▽

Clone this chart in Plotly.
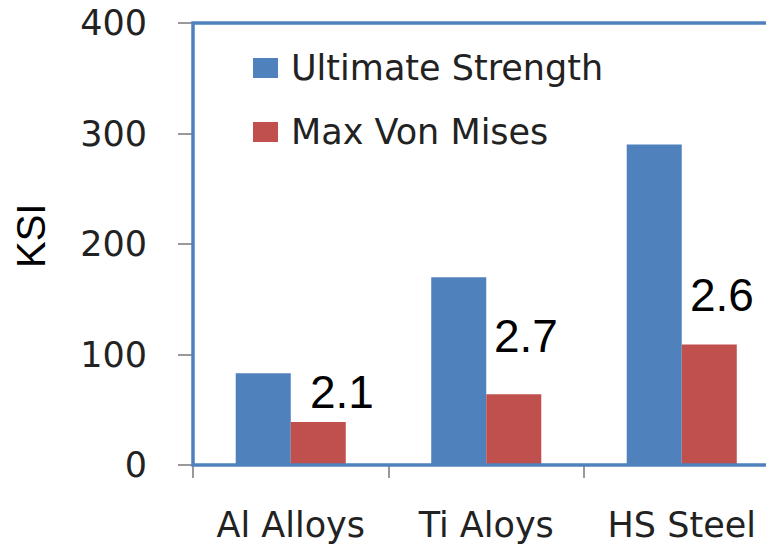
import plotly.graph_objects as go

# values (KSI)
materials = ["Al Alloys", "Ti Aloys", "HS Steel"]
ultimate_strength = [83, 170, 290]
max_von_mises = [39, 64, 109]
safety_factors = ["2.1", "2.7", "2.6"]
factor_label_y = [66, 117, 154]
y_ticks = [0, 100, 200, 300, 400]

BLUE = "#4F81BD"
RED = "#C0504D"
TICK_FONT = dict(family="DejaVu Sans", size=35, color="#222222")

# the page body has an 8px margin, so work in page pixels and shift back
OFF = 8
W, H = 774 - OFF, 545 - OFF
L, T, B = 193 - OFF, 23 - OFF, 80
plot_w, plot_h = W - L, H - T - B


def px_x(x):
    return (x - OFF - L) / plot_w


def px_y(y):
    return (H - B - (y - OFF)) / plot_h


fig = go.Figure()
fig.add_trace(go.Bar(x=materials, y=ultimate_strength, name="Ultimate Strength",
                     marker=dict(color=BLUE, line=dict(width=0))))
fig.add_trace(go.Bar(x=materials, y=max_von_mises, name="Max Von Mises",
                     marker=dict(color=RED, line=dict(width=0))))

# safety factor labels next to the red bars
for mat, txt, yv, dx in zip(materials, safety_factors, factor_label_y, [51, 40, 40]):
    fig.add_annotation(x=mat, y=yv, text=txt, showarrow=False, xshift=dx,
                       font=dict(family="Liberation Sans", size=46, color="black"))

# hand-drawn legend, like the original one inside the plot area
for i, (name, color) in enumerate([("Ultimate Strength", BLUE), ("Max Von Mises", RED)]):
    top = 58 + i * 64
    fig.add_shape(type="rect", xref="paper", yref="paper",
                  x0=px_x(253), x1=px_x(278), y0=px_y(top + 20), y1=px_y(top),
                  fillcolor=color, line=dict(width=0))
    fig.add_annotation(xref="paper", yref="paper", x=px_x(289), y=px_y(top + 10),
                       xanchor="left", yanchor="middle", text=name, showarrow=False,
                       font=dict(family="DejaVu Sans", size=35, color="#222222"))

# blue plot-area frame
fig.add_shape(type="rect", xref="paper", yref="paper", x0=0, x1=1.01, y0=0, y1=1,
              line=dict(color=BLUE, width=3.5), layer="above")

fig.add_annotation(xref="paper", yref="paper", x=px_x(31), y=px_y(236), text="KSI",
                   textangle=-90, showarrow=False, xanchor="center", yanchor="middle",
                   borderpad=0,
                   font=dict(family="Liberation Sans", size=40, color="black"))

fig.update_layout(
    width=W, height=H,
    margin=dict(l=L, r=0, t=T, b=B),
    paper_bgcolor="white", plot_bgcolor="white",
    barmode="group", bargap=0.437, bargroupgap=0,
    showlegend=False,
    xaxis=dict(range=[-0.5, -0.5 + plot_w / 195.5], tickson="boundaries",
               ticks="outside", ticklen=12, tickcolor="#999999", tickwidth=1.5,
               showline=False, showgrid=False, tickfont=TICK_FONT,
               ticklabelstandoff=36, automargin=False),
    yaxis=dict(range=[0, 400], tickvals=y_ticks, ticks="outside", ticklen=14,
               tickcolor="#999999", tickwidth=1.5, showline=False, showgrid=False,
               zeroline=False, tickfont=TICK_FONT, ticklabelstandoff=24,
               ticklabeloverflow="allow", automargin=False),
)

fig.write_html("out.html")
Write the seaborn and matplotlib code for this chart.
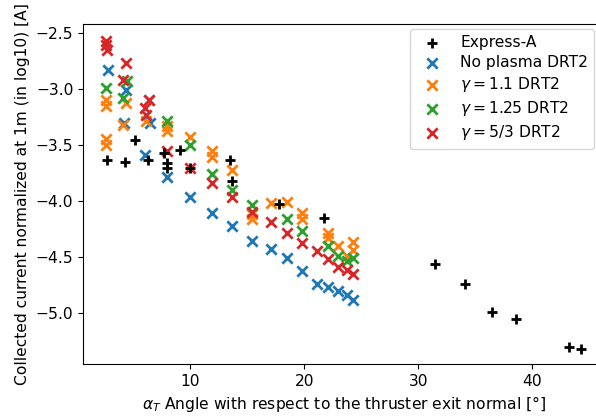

△

> **Problem to work on**: Identify which lines contain the word "this" and copy each one.

> **The solution**:
Clone this chart in Plotly.
Write the seaborn and matplotlib code for this chart.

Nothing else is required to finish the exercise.